Select the lines below containing the word "this".

>> START Dataset rows

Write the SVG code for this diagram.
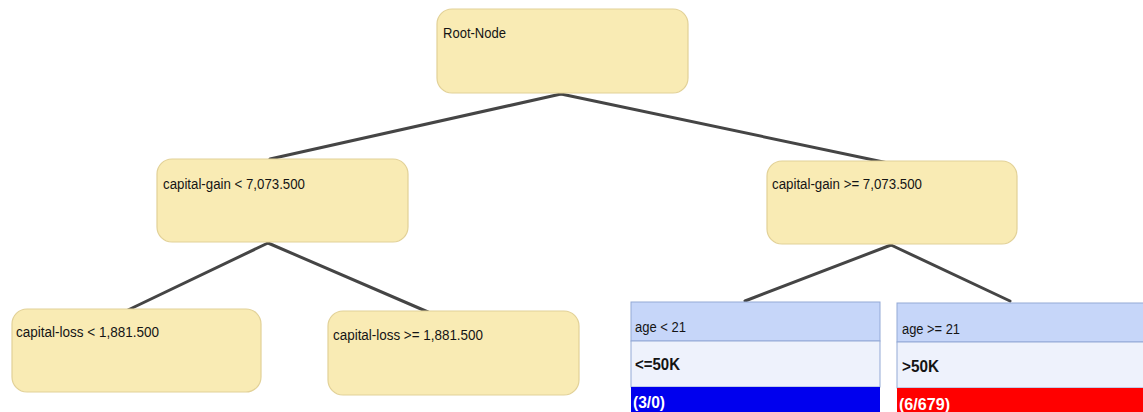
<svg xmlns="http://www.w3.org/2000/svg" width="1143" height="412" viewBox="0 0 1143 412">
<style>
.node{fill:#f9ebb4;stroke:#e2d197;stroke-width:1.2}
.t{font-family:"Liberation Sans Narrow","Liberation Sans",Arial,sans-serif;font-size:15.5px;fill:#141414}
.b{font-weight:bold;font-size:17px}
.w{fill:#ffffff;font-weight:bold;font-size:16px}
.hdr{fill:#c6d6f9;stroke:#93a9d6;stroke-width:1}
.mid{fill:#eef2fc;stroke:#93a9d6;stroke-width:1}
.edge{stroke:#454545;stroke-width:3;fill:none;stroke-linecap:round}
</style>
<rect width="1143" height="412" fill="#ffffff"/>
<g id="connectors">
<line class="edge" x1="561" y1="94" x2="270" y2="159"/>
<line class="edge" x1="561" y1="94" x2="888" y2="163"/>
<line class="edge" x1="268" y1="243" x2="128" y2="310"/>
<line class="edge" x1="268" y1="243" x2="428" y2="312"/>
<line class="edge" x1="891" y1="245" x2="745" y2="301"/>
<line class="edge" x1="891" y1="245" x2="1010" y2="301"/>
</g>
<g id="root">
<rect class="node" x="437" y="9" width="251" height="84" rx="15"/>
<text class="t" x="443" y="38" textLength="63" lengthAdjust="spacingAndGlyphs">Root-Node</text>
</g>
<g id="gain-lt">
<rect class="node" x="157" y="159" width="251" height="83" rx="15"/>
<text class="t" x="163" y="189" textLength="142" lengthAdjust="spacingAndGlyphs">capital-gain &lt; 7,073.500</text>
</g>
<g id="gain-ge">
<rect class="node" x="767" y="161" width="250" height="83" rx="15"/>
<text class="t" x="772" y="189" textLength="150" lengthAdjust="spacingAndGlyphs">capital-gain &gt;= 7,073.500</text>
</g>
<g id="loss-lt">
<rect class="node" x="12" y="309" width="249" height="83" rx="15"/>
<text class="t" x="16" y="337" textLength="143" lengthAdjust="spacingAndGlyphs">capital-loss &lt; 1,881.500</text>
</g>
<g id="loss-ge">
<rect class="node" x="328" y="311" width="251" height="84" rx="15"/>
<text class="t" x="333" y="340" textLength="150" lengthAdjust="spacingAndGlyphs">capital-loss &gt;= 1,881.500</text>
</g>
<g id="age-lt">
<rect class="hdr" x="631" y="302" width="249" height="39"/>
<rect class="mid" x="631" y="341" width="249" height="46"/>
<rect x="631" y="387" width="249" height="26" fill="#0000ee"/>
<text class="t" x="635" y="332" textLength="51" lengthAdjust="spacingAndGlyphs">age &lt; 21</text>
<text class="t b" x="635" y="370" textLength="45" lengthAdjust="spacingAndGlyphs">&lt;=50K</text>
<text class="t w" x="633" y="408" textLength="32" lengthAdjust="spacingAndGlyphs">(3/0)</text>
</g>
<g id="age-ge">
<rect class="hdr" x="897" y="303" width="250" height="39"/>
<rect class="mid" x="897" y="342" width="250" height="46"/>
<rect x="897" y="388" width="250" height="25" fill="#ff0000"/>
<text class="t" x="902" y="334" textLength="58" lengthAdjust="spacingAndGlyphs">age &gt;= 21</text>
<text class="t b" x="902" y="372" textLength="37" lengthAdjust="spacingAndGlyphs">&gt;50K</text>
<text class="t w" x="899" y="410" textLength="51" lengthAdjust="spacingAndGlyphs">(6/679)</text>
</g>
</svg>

>> END Dataset rows
>> START Dataset rows

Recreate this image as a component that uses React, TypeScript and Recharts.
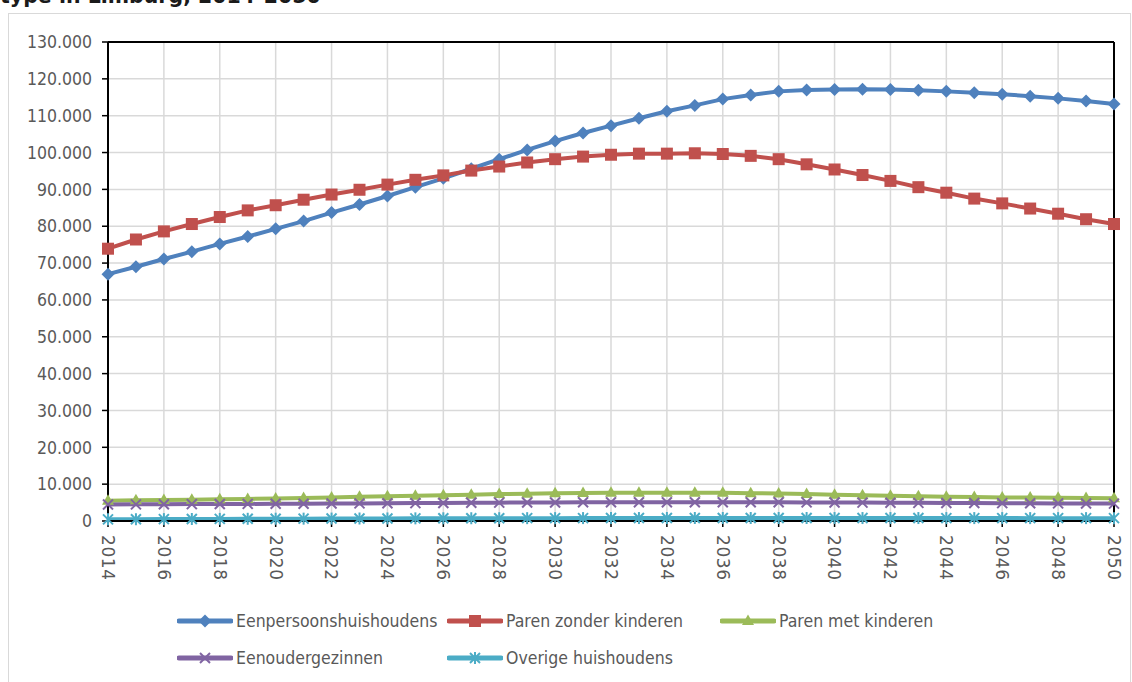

>> END Dataset rows

→ Complete output
Write the SVG code for this diagram.
Recreate this image as a component that uses React, TypeScript and Recharts.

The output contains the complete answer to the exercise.